**WHAT TO WORK ON**
Search the material for the word "chart" and report each line where it turns up.

**ROWS**
• • • •

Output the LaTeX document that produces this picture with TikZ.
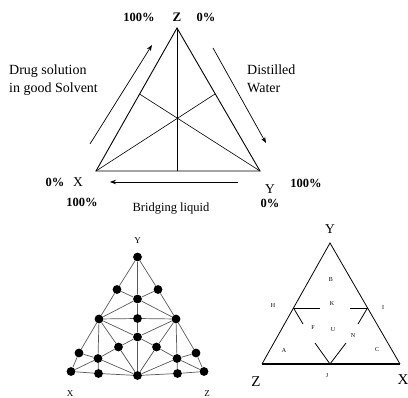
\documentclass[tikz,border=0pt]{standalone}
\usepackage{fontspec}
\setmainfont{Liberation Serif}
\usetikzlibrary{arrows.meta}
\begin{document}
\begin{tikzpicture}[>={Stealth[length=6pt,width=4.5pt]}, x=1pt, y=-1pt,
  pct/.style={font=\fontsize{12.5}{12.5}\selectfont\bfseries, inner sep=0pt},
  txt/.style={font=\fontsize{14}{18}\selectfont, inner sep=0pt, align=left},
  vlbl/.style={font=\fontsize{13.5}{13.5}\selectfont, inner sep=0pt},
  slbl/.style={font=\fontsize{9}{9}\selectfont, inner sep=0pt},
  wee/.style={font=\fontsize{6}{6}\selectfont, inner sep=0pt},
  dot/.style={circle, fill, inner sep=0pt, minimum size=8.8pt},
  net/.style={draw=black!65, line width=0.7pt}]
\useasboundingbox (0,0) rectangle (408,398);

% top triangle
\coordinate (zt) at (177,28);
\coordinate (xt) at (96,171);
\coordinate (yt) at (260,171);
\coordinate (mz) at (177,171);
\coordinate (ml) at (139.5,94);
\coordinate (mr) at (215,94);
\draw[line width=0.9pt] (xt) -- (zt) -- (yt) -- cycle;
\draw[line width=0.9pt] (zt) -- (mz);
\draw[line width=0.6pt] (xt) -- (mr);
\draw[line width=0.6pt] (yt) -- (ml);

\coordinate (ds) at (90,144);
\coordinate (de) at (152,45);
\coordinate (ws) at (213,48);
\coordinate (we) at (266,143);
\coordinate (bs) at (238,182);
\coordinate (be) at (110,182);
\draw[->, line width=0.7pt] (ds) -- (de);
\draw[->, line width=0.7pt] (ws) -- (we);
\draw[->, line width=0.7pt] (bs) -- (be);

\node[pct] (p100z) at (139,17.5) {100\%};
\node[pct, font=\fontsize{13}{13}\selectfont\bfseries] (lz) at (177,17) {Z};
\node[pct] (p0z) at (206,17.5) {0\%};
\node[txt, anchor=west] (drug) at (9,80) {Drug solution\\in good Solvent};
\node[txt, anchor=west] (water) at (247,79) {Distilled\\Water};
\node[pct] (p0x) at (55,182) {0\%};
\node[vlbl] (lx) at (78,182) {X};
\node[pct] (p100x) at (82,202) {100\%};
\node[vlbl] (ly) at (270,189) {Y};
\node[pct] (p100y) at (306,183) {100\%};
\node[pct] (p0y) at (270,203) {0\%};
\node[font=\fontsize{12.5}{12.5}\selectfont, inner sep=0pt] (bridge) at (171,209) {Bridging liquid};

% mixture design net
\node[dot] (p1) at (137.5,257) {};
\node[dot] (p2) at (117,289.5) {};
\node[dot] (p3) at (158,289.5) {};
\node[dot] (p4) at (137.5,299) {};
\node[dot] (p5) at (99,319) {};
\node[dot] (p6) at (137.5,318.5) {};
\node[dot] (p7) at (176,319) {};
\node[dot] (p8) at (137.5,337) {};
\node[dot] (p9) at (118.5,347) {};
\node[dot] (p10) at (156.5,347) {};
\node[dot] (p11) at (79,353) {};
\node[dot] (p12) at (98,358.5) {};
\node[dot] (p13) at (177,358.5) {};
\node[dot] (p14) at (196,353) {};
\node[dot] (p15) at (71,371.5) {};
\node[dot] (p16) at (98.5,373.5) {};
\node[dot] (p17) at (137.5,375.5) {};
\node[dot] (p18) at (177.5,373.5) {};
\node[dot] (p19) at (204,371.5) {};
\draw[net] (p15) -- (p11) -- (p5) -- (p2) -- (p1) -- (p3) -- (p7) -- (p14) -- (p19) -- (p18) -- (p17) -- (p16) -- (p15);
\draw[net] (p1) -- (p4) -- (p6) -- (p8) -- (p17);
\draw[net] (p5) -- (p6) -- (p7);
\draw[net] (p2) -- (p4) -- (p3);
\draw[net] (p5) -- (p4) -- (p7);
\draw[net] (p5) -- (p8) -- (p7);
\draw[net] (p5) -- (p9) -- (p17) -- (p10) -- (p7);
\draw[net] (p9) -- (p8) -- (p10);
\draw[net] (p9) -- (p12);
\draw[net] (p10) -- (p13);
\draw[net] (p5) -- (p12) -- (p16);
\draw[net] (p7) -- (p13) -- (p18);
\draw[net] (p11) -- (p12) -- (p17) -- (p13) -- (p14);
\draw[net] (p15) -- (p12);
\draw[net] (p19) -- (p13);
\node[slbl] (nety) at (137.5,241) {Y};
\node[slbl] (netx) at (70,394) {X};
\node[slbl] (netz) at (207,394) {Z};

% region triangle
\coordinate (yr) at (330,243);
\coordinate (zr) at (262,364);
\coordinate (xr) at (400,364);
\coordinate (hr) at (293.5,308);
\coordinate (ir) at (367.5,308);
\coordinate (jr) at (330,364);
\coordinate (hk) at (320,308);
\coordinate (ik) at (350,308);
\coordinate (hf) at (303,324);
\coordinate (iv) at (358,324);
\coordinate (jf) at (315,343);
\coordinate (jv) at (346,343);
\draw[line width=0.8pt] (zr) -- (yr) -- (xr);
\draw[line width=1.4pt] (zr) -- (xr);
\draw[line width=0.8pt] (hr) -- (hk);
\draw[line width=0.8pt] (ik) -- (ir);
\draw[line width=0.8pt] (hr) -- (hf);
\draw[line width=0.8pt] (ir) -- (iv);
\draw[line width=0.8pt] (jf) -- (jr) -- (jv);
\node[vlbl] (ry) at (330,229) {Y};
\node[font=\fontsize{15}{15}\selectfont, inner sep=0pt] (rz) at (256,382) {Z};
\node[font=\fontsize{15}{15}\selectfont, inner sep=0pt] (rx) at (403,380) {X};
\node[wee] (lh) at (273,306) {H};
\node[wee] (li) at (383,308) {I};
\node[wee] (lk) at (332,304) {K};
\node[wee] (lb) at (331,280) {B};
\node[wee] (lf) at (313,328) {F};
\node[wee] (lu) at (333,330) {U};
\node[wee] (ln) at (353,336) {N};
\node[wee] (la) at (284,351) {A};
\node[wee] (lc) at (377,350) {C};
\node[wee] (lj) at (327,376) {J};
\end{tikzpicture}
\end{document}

• • • •

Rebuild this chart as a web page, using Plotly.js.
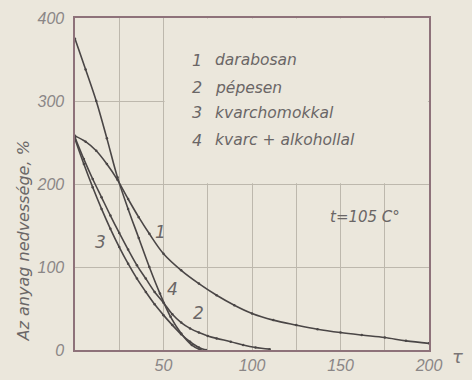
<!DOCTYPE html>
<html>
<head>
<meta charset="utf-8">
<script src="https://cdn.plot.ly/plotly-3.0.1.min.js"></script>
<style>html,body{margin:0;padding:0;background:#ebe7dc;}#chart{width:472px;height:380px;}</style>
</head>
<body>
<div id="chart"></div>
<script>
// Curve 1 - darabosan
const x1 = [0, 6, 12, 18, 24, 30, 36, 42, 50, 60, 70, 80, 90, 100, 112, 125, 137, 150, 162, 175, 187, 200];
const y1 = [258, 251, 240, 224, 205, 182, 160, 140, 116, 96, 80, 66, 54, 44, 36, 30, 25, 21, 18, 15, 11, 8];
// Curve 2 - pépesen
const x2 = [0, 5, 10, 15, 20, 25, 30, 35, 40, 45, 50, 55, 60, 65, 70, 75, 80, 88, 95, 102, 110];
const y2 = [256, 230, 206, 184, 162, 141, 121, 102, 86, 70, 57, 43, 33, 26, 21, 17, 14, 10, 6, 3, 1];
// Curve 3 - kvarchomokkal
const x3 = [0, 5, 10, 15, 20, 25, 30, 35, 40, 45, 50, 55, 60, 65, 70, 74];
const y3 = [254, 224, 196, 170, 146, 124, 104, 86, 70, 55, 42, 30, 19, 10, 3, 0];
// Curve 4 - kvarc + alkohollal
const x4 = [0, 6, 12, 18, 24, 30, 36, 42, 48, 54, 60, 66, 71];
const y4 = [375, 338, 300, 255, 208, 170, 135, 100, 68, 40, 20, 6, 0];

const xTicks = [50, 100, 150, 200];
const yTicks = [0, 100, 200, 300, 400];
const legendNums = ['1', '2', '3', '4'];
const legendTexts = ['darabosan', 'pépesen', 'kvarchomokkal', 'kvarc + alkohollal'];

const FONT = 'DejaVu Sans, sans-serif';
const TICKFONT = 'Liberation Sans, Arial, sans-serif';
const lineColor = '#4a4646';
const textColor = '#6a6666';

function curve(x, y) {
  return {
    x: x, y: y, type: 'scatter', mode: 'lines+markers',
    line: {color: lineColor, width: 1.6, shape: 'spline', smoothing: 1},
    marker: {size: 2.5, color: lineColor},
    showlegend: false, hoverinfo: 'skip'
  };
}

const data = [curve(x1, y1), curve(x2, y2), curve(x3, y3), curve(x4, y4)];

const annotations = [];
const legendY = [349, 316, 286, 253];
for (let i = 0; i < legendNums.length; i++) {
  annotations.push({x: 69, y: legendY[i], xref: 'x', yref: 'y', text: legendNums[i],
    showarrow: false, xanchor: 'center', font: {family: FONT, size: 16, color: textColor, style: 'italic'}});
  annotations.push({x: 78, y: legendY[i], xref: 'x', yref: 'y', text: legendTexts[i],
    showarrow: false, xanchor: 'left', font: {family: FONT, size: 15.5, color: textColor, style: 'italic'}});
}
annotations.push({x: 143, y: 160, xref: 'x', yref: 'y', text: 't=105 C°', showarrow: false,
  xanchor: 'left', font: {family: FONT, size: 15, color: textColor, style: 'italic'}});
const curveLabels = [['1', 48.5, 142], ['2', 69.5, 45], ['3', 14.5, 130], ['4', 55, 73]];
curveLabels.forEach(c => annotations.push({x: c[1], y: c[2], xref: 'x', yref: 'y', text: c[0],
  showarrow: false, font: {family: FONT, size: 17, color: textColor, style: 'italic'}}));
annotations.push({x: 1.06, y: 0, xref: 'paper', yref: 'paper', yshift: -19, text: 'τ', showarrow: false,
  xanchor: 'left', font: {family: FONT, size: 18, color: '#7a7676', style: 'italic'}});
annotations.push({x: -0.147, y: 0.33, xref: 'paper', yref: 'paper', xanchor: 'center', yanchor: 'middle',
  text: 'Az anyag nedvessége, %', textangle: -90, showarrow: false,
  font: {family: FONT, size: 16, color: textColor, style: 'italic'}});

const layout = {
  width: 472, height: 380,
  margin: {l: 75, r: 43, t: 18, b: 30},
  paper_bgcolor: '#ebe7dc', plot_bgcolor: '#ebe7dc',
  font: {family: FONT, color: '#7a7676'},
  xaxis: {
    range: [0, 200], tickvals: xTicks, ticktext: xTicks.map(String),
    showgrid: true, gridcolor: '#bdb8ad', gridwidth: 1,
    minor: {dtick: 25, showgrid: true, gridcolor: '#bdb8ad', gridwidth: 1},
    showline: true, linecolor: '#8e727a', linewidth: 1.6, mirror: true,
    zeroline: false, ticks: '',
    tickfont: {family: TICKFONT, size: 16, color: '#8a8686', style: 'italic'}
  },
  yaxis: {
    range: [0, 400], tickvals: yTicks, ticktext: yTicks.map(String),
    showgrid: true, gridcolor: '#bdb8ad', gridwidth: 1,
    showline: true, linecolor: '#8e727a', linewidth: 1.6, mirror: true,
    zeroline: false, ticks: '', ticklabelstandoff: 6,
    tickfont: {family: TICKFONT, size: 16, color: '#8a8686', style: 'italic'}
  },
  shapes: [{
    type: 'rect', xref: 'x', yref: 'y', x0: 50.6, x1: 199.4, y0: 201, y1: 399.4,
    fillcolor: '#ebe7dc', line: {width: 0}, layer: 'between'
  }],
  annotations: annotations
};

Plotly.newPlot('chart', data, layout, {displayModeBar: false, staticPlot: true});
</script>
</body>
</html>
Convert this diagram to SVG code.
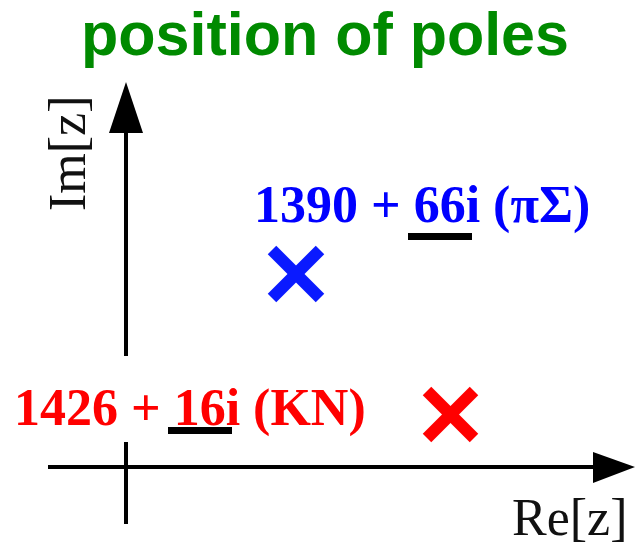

• • • •

**WRITTEN SOLUTION**
Rebuild this chart as a web page, using Plotly.js.
<style>html,body{margin:0;padding:0;background:#ebe7dc;}#chart{width:472px;height:380px;}</style>
<div id="chart"></div>
Plotly.newPlot('chart', data, layout, {displayModeBar: false, staticPlot: true});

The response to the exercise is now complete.